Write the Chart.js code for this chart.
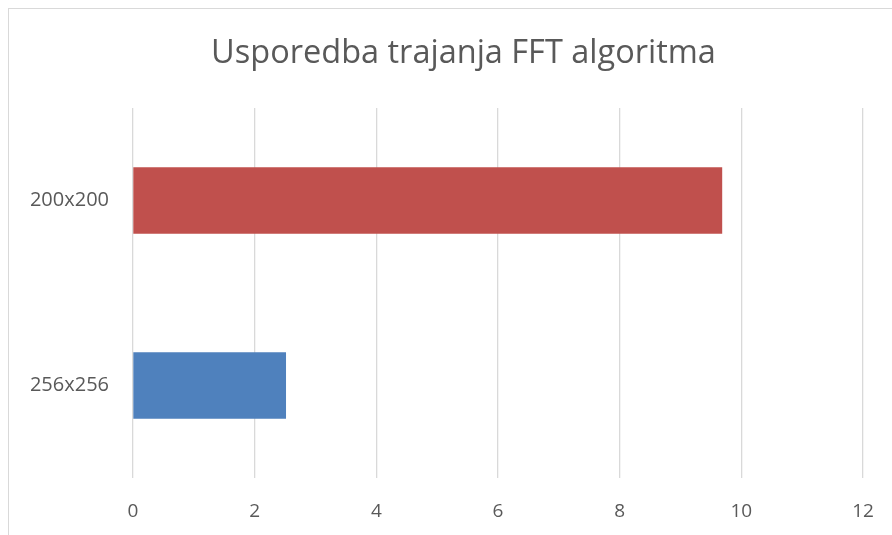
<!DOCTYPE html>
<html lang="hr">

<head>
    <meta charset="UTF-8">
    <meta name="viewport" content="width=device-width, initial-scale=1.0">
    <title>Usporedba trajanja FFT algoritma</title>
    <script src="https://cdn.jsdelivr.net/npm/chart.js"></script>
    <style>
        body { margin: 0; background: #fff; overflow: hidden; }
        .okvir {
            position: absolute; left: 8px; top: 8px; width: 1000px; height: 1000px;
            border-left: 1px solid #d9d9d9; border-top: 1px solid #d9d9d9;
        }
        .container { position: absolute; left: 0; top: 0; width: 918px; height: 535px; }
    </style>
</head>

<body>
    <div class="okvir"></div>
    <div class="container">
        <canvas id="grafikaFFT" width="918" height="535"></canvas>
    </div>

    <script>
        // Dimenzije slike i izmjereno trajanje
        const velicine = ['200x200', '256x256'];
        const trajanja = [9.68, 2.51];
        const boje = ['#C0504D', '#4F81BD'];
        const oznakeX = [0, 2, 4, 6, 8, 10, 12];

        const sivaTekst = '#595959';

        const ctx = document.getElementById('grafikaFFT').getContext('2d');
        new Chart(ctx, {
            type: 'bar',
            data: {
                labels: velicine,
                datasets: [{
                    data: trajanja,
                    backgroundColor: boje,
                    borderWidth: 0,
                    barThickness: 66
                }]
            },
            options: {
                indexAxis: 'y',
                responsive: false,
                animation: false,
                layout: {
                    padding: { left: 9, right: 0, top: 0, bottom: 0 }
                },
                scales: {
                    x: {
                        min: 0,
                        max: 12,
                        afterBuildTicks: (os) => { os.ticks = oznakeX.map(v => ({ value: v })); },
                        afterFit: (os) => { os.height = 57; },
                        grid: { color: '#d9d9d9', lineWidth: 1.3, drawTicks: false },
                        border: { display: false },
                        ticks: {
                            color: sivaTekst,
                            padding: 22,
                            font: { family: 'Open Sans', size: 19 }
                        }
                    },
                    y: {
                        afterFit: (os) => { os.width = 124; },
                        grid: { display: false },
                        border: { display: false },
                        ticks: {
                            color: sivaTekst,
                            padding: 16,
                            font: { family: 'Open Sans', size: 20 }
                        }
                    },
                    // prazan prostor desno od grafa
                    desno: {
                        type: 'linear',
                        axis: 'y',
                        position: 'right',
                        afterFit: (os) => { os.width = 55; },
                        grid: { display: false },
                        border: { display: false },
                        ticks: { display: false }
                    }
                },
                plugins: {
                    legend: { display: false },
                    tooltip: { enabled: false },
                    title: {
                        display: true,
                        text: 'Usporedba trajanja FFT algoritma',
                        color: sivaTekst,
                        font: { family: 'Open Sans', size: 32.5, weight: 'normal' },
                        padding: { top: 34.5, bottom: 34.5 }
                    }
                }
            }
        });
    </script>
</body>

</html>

§ **Requirements**:
Repeat only what lies between the start of the data and the end of the line containing "const sivaTekst = '#595959';", exactly, with pictures left out.

§ **Full answer**:
Write the Chart.js code for this chart.
<!DOCTYPE html>
<html lang="hr">

<head>
    <meta charset="UTF-8">
    <meta name="viewport" content="width=device-width, initial-scale=1.0">
    <title>Usporedba trajanja FFT algoritma</title>
    <script src="https://cdn.jsdelivr.net/npm/chart.js"></script>
    <style>
        body { margin: 0; background: #fff; overflow: hidden; }
        .okvir {
            position: absolute; left: 8px; top: 8px; width: 1000px; height: 1000px;
            border-left: 1px solid #d9d9d9; border-top: 1px solid #d9d9d9;
        }
        .container { position: absolute; left: 0; top: 0; width: 918px; height: 535px; }
    </style>
</head>

<body>
    <div class="okvir"></div>
    <div class="container">
        <canvas id="grafikaFFT" width="918" height="535"></canvas>
    </div>

    <script>
        // Dimenzije slike i izmjereno trajanje
        const velicine = ['200x200', '256x256'];
        const trajanja = [9.68, 2.51];
        const boje = ['#C0504D', '#4F81BD'];
        const oznakeX = [0, 2, 4, 6, 8, 10, 12];

        const sivaTekst = '#595959';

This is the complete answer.